Monday, February 26, 2018

Welcome Back--and Back to Business!

I hope that everyone enjoyed our combined winter/spring-like weather over break.  It was so special to wake to winter white blanketing the ground and trees on one day, then to hike in a warm spring breeze the next, albeit through mud!  Today we switch gears, back to the business of learning in school.

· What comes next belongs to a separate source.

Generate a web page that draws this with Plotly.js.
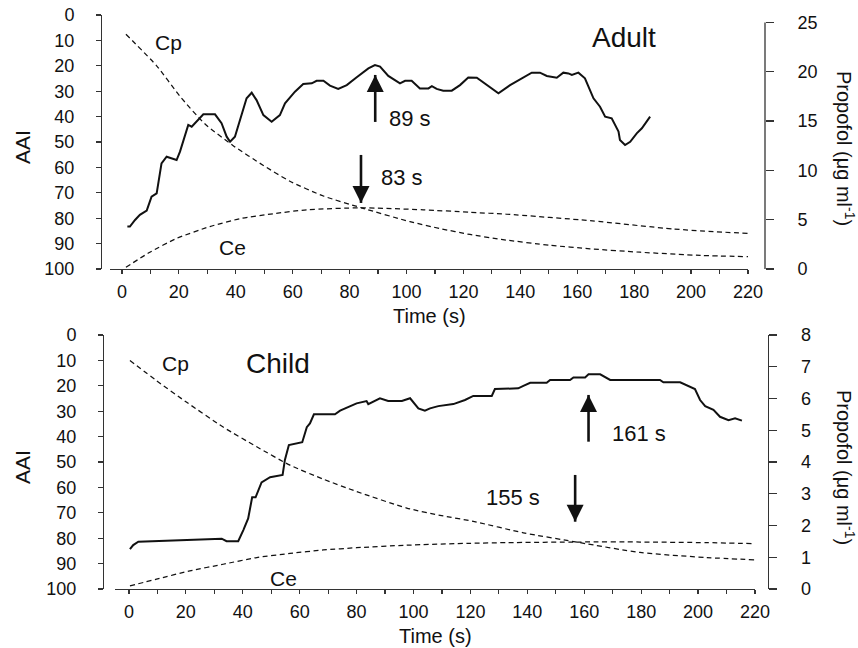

"Little Red Riding Hood" essays were due today; if anyone fell behind with this or forgot to print, tonight and tomorrow night will be the time to catch up.  Today in class we revisited spelling rules, practiced using commonly misspelled words (linked below), and embarked on new rules in the form of plurals.  Students worked on ten rules for creating plural nouns, and should finish up the packet if needed tonight.  Tomorrow students will take the ELA department benchmark test that they took early in the year.  While I score the test to determine growth across the three times it is given, the scores are not entered into Aspen and do not figure into report card grades.  The data is informational for me and for our department to analyze students' growth and development.  The test questions are written a la the newest version of MCAS, so they serve the dual purpose of being practice for that test.  We will work on the essay component together so that will also become practice for the kind of writing required on the MCAS.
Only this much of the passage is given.